Computational complexity is further divided into two types of complexities which are:
Time complexity
Rather than measuring the time taken by an algorithm or a piece of code that introduces machine dependency, Time complexity was created. Time complexity is a function of input that eliminates machine dependency and allows us to compare different algorithms without even running them. For example, an algorithm with O(n) will always perform better than O(n²) because its growth rate is smaller than that of O(n²).
Space complexity
Like Time complexity is a function of input so is space complexity. Conceptually, it is the same as time complexity you just need to replace time with space. Wikipedia defines space complexity as:
The space complexity of an algorithm or a computer program is the amount of memory space required to solve an instance of the computational problem as a function of characteristics of the input.
Let’s check the computational complexities of different machine learning algorithms.

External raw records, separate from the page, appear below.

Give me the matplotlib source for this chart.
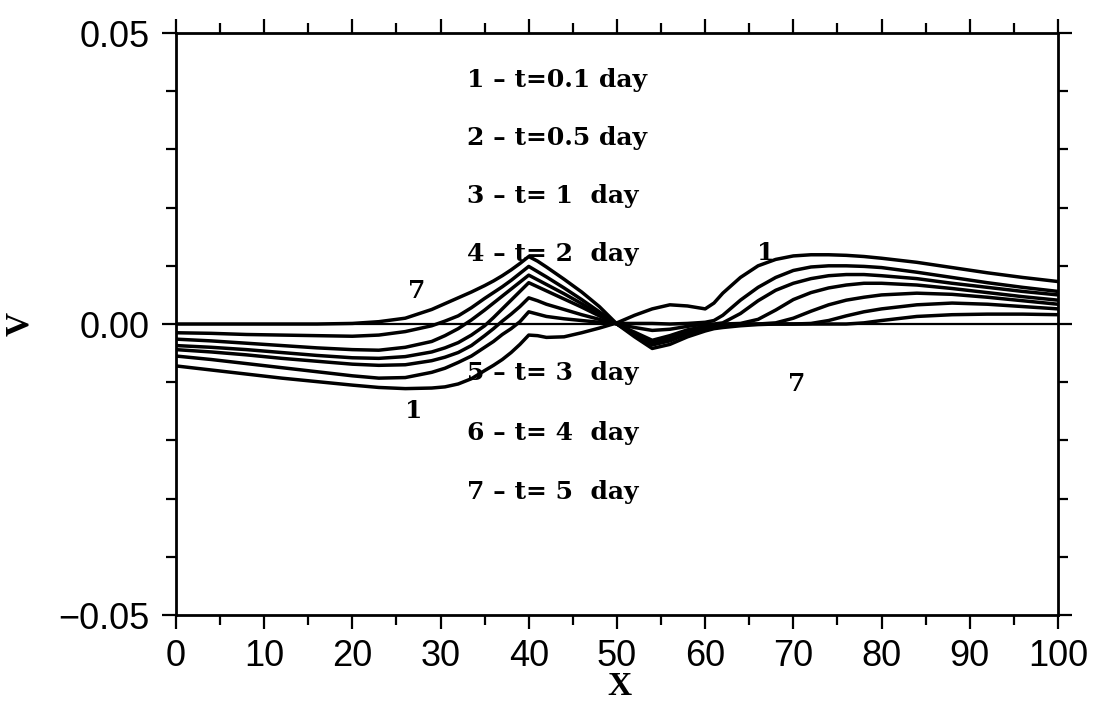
import matplotlib
matplotlib.use("Agg")
import matplotlib.pyplot as plt
from matplotlib.ticker import MultipleLocator

# ---- data ----
x = [0, 4, 8, 12, 16, 20, 23, 26, 29, 30.5, 32, 33.5, 35, 36, 37, 38, 39, 40, 41, 42, 44, 46, 48, 50,
     52, 54, 56, 58, 60, 61, 62, 64, 66, 68, 70, 72, 74, 76, 78, 80, 84, 88, 92, 96, 100]

v1 = [-0.0072, -0.0079, -0.0086, -0.0093, -0.0099, -0.0105, -0.0109, -0.0111,
      -0.0110, -0.0108, -0.0103, -0.0094, -0.0080, -0.0071, -0.0061, -0.0049, -0.0035, -0.0019,
      -0.0020, -0.0023, -0.0022, -0.0015, -0.0007, 0.0002,
      0.0015, 0.0026, 0.0033, 0.0031, 0.0026, 0.0036, 0.0053,
      0.0080, 0.0100, 0.0111, 0.0117, 0.0119, 0.0119, 0.0118, 0.0116, 0.0113,
      0.0106, 0.0097, 0.0088, 0.0080, 0.0073]

v2 = [-0.0055, -0.0061, -0.0068, -0.0075, -0.0082, -0.0089, -0.0093, -0.0092,
      -0.0083, -0.0076, -0.0066, -0.0055, -0.0040, -0.0030, -0.0018, -0.0008, 0.0004, 0.0021,
      0.0017, 0.0013, 0.0009, 0.0006, 0.0003, 0.0001,
      0.0001, 0.0001, 0.0000, 0.0001, 0.0003, 0.0006, 0.0015,
      0.0041, 0.0063, 0.0080, 0.0092, 0.0098, 0.0100, 0.0100, 0.0099, 0.0097,
      0.0089, 0.0080, 0.0071, 0.0063, 0.0056]

v3 = [-0.0044, -0.0048, -0.0053, -0.0059, -0.0064, -0.0069, -0.0071, -0.0070,
      -0.0063, -0.0057, -0.0049, -0.0037, -0.0020, -0.0008, 0.0005, 0.0017, 0.0030, 0.0045,
      0.0040, 0.0034, 0.0025, 0.0016, 0.0008, 0.0000,
      -0.0006, -0.0011, -0.0009, -0.0004, 0.0000, 0.0000, 0.0002,
      0.0018, 0.0040, 0.0058, 0.0070, 0.0078, 0.0083, 0.0085, 0.0085, 0.0083,
      0.0078, 0.0070, 0.0063, 0.0056, 0.0050]

v4 = [-0.0037, -0.0040, -0.0044, -0.0049, -0.0054, -0.0058, -0.0059, -0.0056,
      -0.0048, -0.0041, -0.0032, -0.0019, -0.0003, 0.0011, 0.0026, 0.0041, 0.0056, 0.0071,
      0.0064, 0.0057, 0.0043, 0.0029, 0.0014, 0.0000,
      -0.0014, -0.0028, -0.0020, -0.0010, -0.0004, -0.0002, 0.0000,
      0.0001, 0.0008, 0.0024, 0.0042, 0.0054, 0.0062, 0.0067, 0.0070, 0.0070,
      0.0067, 0.0061, 0.0054, 0.0047, 0.0041]

v5 = [-0.0026, -0.0029, -0.0033, -0.0037, -0.0041, -0.0044, -0.0045, -0.0040,
      -0.0030, -0.0020, -0.0008, 0.0007, 0.0024, 0.0036, 0.0048, 0.0060, 0.0072, 0.0084,
      0.0076, 0.0068, 0.0052, 0.0035, 0.0017, 0.0000,
      -0.0016, -0.0032, -0.0025, -0.0014, -0.0006, -0.0004, -0.0002,
      0.0000, 0.0000, 0.0002, 0.0010, 0.0022, 0.0033, 0.0041, 0.0046, 0.0050,
      0.0053, 0.0051, 0.0046, 0.0040, 0.0034]

v6 = [-0.0015, -0.0016, -0.0018, -0.0019, -0.0020, -0.0021, -0.0019, -0.0013,
      -0.0003, 0.0005, 0.0014, 0.0028, 0.0044, 0.0054, 0.0064, 0.0075, 0.0087, 0.0099,
      0.0090, 0.0081, 0.0062, 0.0042, 0.0021, 0.0000,
      -0.0019, -0.0036, -0.0029, -0.0017, -0.0008, -0.0005, -0.0003,
      -0.0001, 0.0000, 0.0000, 0.0000, 0.0001, 0.0006, 0.0014, 0.0021, 0.0026,
      0.0033, 0.0036, 0.0034, 0.0030, 0.0026]

v7 = [0.0000, 0.0000, 0.0000, 0.0000, 0.0000, 0.0001, 0.0004, 0.0010,
      0.0025, 0.0035, 0.0045, 0.0055, 0.0066, 0.0074, 0.0083, 0.0093, 0.0104, 0.0116,
      0.0108, 0.0098, 0.0077, 0.0055, 0.0030, 0.0000,
      -0.0022, -0.0042, -0.0035, -0.0022, -0.0012, -0.0008, -0.0006,
      -0.0003, -0.0001, 0.0000, 0.0000, 0.0000, 0.0000, 0.0000, 0.0002, 0.0006,
      0.0013, 0.0016, 0.0017, 0.0017, 0.0016]

curves = [v1, v2, v3, v4, v5, v6, v7]

legend_labels = ["1 – t=0.1 day", "2 – t=0.5 day", "3 – t= 1  day", "4 – t= 2  day",
                 "5 – t= 3  day", "6 – t= 4  day", "7 – t= 5  day"]
legend_y = [0.042, 0.032, 0.022, 0.012, -0.0085, -0.0187, -0.0288]

curve_tags = ["7", "1", "1", "7"]
curve_tag_pos = [(27.3, 0.0057), (27.0, -0.0150), (66.9, 0.0122), (70.4, -0.0103)]

xticks = [0, 10, 20, 30, 40, 50, 60, 70, 80, 90, 100]
yticks = [-0.05, 0.00, 0.05]
yticklabels = ["−0.05", "0.00", "0.05"]

# ---- figure ----
fig = plt.figure(figsize=(10.97, 7.04), dpi=100)
ax = fig.add_axes([0.1604, 0.1264, 0.804, 0.8267])

ax.axhline(0.0, color="black", lw=1.6, zorder=2)
for v in curves:
    ax.plot(x, v, color="black", lw=2.5, solid_joinstyle="round", zorder=3)

ax.set_xlim(0, 100)
ax.set_ylim(-0.05, 0.05)

ax.set_xticks(xticks)
ax.set_xticklabels([str(t) for t in xticks])
ax.xaxis.set_minor_locator(MultipleLocator(5))
ax.set_yticks(yticks)
ax.set_yticklabels(yticklabels)
ax.yaxis.set_minor_locator(MultipleLocator(0.01))

ax.tick_params(which="both", direction="out", top=True, right=True,
               labeltop=False, labelright=False, width=1.6, color="black")
ax.tick_params(which="major", length=10)
ax.tick_params(which="minor", length=7)
ax.tick_params(axis="y", which="major", pad=9)
ax.tick_params(axis="x", which="major", pad=7)
for lab in ax.get_xticklabels() + ax.get_yticklabels():
    lab.set_fontfamily("Liberation Sans")
    lab.set_fontsize(26)

for s in ax.spines.values():
    s.set_linewidth(2.0)

ax.set_xlabel("X", fontfamily="Liberation Serif", fontweight="bold", fontsize=24)
ax.xaxis.set_label_coords(0.503, -0.097)
ax.set_ylabel("V", fontfamily="Liberation Serif", fontweight="bold", fontsize=24)
ax.yaxis.set_label_coords(-0.160, 0.5)

for lab, yy in zip(legend_labels, legend_y):
    ax.text(33.0, yy, lab, fontfamily="DejaVu Serif", fontweight="bold",
            fontsize=18, ha="left", va="center", zorder=4)

for tag, (tx, ty) in zip(curve_tags, curve_tag_pos):
    ax.text(tx, ty, tag, fontfamily="DejaVu Serif", fontweight="bold",
            fontsize=18, ha="center", va="center", zorder=4)

fig.savefig("out.png", dpi=100, facecolor="white")
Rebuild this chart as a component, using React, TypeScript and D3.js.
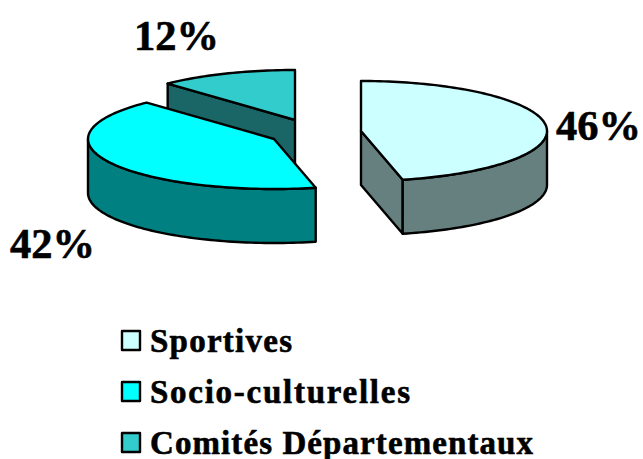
import React from "react";
import * as d3 from "d3";

const categories = ["Sportives", "Socio-culturelles", "Comités Départementaux"];
const shares = [46.4, 41.6, 12];
const labels = ["46%", "42%", "12%"];
const topColors = ["#ccffff", "#00ffff", "#33cccc"];
const outerColors = ["#668080", "#008080", "#1a6666"];
const centers: [number, number][] = [[361, 131], [274, 139], [295, 120]];
const labelAnchors: [number, number][] = [[556, 140], [10, 258], [134, 50]];
const legendY = [341, 392, 443];
const legendWidths = [142, 260, 383];

const W = 643, H = 459, RX = 186, RY = 50, DEPTH = 54;

const arcs = d3.pie<number>().sort(null)(shares);
const line = d3.line<[number, number]>();

function rim(c: [number, number], a: number, dy = 0): [number, number] {
  return [c[0] + RX * Math.sin(a), c[1] - RY * Math.cos(a) + dy];
}
function sweep(c: [number, number], a0: number, a1: number, dy = 0) {
  const n = Math.max(2, Math.ceil(Math.abs(a1 - a0) * 40));
  return d3.range(n + 1).map((i) => rim(c, a0 + ((a1 - a0) * i) / n, dy));
}

const stroke = { stroke: "#000", strokeWidth: 2.4, strokeLinejoin: "round" as const };
const textInk = { stroke: "#000", strokeWidth: 0.6, fill: "#000", fontFamily: "'Liberation Serif'", fontWeight: "bold" };

export default function App() {
  const order = [2, 1, 0];
  return (
    <svg width={W} height={H} viewBox={`0 0 ${W} ${H}`} style={{ position: "absolute", left: 0, top: 0, background: "#fff" }}>
      {order.map((i) => {
        const c = centers[i];
        const { startAngle: a0, endAngle: a1 } = arcs[i];
        const top = [c, ...sweep(c, a0, a1)];
        // Radial cut wall facing the viewer
        const radial = i === 0 ? a1 : i === 2 ? a0 : null;
        const wallA = radial !== null ? rim(c, radial) : null;
        // Outer wall: front half of the ellipse only
        const fa0 = Math.max(a0, Math.PI / 2), fa1 = Math.min(a1, (3 * Math.PI) / 2);
        const outer = fa1 > fa0 ? [...sweep(c, fa0, fa1), ...sweep(c, fa1, fa0, DEPTH)] : null;
        return (
          <g key={categories[i]}>
            {wallA && (
              <path
                d={line([c, wallA, [wallA[0], wallA[1] + DEPTH], [c[0], c[1] + DEPTH]])! + "Z"}
                fill={outerColors[i]}
                {...stroke}
              />
            )}
            {outer && <path d={line(outer)! + "Z"} fill={outerColors[i]} {...stroke} />}
            <path d={line(top as [number, number][])! + "Z"} fill={topColors[i]} {...stroke} />
          </g>
        );
      })}
      {labels.map((t, i) => (
        <text key={t} x={labelAnchors[i][0]} y={labelAnchors[i][1]} fontSize={42.5} {...textInk}>
          {t}
        </text>
      ))}
      {categories.map((t, i) => (
        <g key={t}>
          <rect x={122} y={legendY[i] - 10} width={18} height={19} fill={topColors[i]} {...stroke} />
          <text x={150} y={legendY[i] + 11} fontSize={33} textLength={legendWidths[i]} lengthAdjust="spacing" {...textInk}>
            {t}
          </text>
        </g>
      ))}
    </svg>
  );
}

Bounds are defined within the heading of the algorithm.
Linear Regression:
n= Number of training examples
f= no of features
Training Time complexity: O(f²n+f³)
Prediction Time complexity: O(f)
Runtime space complexity: O(f)
Logistic Regression:
n= Number of training examples
f= no of features
Training Time complexity: O(f*n)
Prediction Time complexity: O(f)
Runtime space complexity: O(f)
Support vector machines:
n= Number of training examples
f= no of features
s= no of support vectors
Training Time complexity: O(n²) to O(n³)
The training time complexity varies with different kernels.
Prediction Time complexity: O(f) to O(s*f)
For linear kernel it’s O(f), for RBF and Polynomial it is O(s*f)
Runtime space complexity: O(s)
Naive Bayes:
n= Number of training examples
f= no of features
c= no of classes
Training Time complexity: O(n*f*c)
Prediction Time complexity: O(c*f)
Runtime space complexity: O(c*f)
Decision Trees:
n= Number of training examples
f= no of features
d= depth of the tree
p= no of nodes
Training Time complexity: O(n*log(n)*f)
Prediction Time complexity: O(d)
Runtime space complexity: O(p)
Random Forests:
n= Number of training examples
f= no of features
k= no of trees
p=no of nodes in trees
d= depth of the tree
Training Time complexity: O(n*log(n)*f*k)
Prediction Time complexity: O(d*k)
Runtime space complexity: O(p*k)
K-nearest Neighbors:
n= Number of training examples
f= no of features
k= k nearest neighbors
Brute:
Training Time complexity: O(1)
Prediction Time complexity: O(n*f+k*f)
Runtime space complexity: O(n*f)
kd-tree:
Training Time complexity: O(f*n*log(n))
Prediction Time complexity: O(k*log(n))
Runtime space complexity: O(n*f)
K-means clustering
n= Number of training examples
f= no of features
k= number of clusters
i= no of iterations
Training Time complexity: O(n*f*k*i)
Runtime space complexity: O(n*f+k*f)